▶ _WHAT IS EXPECTED_
Pictures are not part of the copy. Retype the lines from the first one through the line that contains "import seaborn as sns".

▶ _DATA EXCERPT_
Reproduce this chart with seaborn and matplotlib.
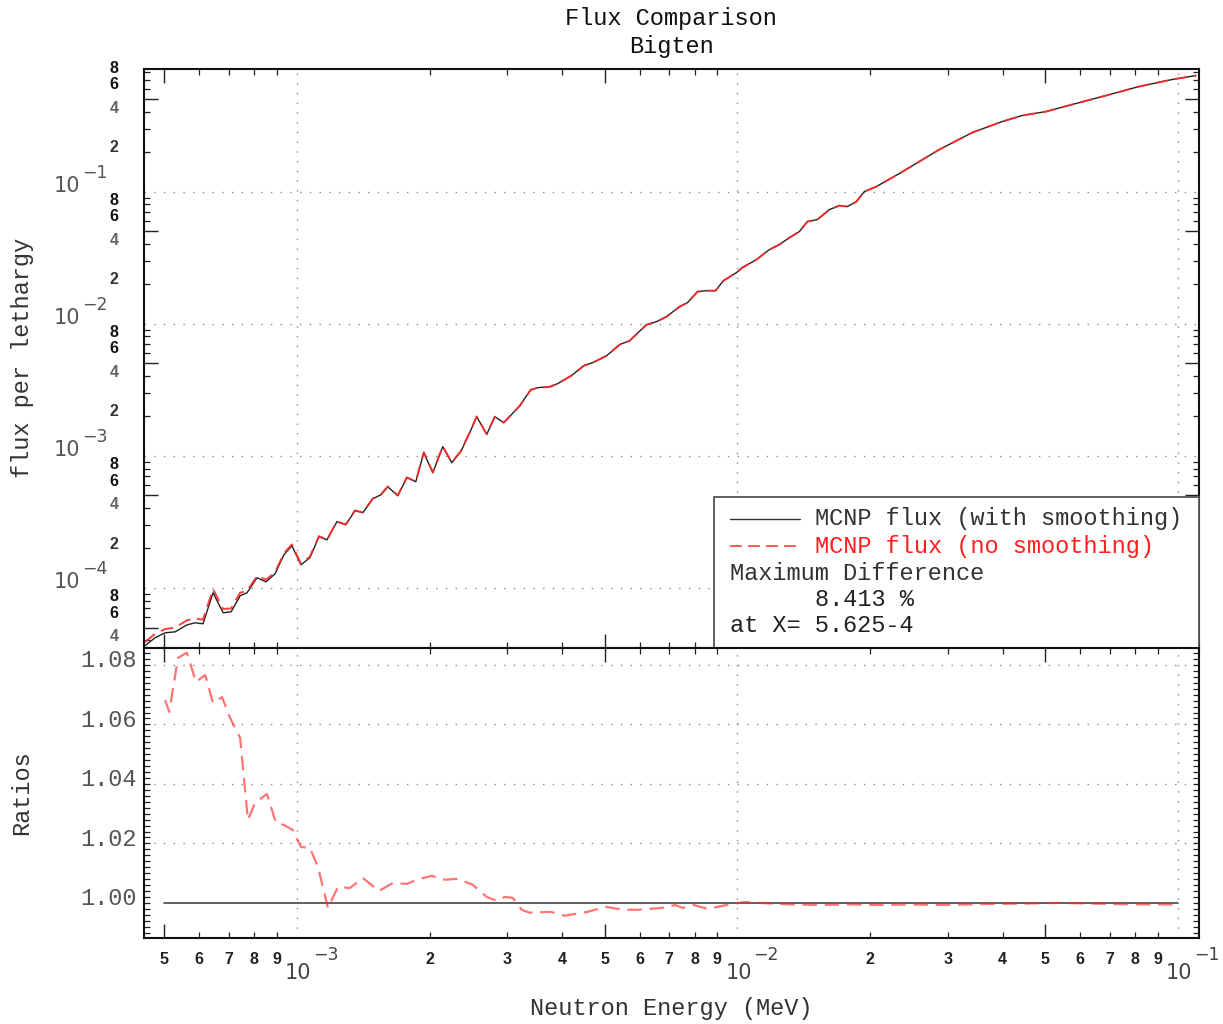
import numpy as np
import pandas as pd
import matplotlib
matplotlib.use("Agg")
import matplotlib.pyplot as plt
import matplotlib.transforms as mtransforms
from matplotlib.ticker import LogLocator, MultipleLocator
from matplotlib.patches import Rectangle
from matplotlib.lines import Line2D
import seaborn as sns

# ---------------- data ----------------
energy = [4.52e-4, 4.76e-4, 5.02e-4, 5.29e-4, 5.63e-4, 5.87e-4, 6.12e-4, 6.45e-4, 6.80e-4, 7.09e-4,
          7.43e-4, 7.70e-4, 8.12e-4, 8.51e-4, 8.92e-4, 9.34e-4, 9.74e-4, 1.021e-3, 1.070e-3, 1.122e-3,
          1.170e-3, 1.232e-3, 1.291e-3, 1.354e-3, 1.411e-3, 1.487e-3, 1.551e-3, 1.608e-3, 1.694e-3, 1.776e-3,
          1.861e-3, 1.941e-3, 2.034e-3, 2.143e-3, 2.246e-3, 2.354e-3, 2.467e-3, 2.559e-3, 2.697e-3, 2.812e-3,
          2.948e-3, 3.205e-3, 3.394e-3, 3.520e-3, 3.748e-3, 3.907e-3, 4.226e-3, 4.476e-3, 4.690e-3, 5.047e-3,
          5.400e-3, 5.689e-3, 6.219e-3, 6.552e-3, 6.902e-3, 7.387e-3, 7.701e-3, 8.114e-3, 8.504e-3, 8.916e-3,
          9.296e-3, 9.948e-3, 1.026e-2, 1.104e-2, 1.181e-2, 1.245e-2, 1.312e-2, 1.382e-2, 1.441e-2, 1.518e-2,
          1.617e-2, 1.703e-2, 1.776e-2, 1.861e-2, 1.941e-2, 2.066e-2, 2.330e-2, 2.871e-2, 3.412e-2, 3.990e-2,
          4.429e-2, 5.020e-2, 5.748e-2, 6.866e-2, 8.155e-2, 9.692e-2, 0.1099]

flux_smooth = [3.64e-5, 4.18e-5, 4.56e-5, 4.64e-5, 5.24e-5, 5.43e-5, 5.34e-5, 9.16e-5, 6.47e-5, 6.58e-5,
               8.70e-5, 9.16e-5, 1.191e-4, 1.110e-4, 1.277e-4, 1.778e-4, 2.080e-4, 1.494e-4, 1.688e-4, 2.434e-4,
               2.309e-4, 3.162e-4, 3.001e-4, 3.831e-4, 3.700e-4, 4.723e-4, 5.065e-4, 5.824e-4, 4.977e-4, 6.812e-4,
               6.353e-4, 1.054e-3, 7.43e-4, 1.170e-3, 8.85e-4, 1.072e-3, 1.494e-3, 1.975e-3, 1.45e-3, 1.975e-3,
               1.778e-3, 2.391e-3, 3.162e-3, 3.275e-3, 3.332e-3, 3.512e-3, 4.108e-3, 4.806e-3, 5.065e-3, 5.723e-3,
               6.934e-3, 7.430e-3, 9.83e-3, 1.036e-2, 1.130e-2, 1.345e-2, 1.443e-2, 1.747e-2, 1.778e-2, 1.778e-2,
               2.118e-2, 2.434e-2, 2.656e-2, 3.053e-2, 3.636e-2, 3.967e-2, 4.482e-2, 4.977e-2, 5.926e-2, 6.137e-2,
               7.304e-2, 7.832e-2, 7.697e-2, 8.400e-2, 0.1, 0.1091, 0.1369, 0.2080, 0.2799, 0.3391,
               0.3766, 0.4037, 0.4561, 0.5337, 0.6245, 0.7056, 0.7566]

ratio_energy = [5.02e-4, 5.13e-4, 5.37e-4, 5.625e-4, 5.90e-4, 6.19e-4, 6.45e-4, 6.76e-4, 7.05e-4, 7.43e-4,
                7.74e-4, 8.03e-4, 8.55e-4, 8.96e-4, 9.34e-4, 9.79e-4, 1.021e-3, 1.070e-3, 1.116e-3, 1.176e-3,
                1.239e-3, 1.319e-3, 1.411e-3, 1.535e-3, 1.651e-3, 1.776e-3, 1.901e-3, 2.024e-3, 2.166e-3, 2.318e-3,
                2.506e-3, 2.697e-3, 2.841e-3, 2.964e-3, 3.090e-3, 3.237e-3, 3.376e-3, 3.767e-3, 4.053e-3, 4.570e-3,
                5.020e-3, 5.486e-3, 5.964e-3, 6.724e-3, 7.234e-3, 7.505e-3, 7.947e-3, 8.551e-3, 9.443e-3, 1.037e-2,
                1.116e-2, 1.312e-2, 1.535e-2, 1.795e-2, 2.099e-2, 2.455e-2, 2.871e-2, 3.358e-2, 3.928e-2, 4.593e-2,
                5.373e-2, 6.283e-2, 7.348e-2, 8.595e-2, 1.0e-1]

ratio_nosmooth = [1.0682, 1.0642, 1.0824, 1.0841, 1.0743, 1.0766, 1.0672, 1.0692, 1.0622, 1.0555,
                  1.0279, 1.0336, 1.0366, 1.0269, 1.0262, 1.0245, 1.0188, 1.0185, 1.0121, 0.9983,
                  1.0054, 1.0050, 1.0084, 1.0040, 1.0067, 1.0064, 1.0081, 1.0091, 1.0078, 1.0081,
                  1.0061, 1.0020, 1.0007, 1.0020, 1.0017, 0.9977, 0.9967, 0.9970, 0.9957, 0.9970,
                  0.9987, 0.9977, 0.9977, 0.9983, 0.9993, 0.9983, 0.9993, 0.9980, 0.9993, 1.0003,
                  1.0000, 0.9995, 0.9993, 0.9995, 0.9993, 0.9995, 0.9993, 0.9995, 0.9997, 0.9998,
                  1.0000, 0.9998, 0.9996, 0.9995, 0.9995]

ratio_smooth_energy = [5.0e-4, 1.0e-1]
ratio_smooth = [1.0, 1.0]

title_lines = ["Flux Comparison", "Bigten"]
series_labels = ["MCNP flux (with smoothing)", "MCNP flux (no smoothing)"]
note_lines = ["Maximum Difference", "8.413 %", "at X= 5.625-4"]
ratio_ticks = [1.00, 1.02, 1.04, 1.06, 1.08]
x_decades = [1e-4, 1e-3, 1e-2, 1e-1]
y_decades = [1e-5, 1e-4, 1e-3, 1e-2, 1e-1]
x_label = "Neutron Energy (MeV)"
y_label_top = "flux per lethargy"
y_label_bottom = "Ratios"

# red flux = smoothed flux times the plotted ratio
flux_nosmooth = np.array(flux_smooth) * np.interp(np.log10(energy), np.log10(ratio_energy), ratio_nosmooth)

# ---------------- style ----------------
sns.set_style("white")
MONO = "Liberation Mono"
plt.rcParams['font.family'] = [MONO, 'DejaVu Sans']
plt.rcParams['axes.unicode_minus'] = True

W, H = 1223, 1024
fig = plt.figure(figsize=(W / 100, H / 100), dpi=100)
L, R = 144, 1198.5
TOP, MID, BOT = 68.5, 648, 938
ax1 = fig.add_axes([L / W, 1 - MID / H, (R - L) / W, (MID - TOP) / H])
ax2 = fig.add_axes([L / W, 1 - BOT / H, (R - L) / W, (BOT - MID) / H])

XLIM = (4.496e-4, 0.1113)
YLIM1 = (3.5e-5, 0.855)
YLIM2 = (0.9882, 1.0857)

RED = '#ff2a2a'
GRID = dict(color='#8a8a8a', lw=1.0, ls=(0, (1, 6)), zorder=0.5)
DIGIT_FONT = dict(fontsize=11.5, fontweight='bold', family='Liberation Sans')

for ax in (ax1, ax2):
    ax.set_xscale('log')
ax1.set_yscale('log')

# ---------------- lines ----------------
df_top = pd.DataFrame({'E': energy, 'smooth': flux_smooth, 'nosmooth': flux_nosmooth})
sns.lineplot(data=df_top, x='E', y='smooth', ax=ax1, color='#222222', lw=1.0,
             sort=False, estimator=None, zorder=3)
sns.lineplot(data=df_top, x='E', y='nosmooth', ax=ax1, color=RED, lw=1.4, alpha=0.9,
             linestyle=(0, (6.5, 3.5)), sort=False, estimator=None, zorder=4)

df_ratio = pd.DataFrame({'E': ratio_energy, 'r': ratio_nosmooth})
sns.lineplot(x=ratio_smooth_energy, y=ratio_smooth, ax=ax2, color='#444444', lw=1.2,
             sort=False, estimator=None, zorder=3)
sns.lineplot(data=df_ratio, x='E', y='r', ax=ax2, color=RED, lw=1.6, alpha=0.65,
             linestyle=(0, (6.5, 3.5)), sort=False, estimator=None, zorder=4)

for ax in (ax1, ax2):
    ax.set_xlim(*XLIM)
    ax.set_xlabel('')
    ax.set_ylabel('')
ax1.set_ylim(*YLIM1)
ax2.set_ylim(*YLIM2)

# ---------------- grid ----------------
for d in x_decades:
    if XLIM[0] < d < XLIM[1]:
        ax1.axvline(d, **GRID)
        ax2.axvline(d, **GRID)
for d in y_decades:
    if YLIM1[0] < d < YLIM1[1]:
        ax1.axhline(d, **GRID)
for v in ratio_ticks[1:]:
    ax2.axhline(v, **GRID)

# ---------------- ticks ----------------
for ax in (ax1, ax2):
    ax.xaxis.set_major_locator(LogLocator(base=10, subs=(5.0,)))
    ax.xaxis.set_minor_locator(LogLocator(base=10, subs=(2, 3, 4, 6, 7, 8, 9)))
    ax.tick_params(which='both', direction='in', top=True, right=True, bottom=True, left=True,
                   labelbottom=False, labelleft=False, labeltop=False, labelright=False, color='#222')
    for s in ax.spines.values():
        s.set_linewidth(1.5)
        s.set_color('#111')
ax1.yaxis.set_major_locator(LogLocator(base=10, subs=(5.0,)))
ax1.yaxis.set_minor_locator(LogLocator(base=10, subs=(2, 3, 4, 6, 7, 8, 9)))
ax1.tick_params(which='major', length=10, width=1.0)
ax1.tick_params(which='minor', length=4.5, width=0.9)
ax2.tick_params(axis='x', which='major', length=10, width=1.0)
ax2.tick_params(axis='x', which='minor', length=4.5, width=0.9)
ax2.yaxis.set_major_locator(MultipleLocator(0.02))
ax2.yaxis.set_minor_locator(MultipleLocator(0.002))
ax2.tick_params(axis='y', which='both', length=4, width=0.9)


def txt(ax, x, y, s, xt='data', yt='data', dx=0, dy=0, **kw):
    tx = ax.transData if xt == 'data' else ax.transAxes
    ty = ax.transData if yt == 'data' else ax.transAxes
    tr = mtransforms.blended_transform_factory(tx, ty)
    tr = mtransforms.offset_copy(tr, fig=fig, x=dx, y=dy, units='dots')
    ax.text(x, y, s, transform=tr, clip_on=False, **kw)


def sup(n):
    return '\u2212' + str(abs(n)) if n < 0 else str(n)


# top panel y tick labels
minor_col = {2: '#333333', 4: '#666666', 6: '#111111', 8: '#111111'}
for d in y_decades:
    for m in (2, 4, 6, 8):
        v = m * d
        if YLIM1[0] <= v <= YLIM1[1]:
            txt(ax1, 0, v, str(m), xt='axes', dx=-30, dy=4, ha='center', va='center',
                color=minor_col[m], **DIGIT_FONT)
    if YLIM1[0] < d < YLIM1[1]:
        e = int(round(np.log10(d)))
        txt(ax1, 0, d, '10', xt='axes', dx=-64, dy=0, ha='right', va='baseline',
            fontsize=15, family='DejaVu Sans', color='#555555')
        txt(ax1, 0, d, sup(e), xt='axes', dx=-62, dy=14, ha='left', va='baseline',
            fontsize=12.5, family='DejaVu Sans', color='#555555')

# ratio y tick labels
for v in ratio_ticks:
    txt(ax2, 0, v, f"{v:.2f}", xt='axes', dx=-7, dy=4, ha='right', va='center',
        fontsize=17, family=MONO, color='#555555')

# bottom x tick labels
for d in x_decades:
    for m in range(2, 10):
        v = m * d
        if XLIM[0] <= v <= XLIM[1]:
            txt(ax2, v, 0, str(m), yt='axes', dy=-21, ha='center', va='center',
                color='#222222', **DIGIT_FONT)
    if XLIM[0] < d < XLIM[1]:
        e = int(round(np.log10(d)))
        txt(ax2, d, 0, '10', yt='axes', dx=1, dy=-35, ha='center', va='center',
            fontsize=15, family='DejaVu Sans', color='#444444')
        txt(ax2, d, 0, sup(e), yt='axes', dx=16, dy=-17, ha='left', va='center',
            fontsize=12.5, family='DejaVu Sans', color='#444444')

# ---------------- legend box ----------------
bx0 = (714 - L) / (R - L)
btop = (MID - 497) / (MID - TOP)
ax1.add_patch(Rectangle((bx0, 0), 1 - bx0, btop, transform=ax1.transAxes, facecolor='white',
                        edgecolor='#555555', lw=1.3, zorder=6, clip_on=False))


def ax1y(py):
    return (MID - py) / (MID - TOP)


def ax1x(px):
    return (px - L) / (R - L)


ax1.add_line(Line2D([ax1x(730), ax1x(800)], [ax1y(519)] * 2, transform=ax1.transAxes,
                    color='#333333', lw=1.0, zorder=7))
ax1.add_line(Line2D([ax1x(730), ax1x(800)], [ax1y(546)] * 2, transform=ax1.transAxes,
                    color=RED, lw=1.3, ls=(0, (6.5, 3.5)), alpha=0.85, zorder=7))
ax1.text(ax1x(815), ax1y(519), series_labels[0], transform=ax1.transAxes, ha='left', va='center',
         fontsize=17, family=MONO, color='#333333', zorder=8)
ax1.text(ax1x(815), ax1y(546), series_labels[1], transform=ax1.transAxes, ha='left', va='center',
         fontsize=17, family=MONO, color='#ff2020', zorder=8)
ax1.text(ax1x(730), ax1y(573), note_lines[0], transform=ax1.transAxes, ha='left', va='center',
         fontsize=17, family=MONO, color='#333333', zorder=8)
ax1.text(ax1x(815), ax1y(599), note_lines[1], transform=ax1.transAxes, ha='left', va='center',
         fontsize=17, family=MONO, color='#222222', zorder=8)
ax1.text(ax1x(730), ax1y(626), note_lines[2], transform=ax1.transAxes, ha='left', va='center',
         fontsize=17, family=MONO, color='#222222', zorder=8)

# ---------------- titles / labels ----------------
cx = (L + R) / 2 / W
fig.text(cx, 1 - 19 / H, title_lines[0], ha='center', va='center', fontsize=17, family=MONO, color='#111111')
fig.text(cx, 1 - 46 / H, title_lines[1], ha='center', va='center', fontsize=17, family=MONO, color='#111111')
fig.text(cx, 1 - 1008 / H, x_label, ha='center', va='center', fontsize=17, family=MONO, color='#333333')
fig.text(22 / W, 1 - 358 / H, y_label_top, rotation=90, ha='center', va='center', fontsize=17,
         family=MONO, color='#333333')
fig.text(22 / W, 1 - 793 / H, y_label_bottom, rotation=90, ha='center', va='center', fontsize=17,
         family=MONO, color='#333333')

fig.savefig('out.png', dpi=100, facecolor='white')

▶ _TASK OUTPUT_
Reproduce this chart with seaborn and matplotlib.
import numpy as np
import pandas as pd
import matplotlib
matplotlib.use("Agg")
import matplotlib.pyplot as plt
import matplotlib.transforms as mtransforms
from matplotlib.ticker import LogLocator, MultipleLocator
from matplotlib.patches import Rectangle
from matplotlib.lines import Line2D
import seaborn as sns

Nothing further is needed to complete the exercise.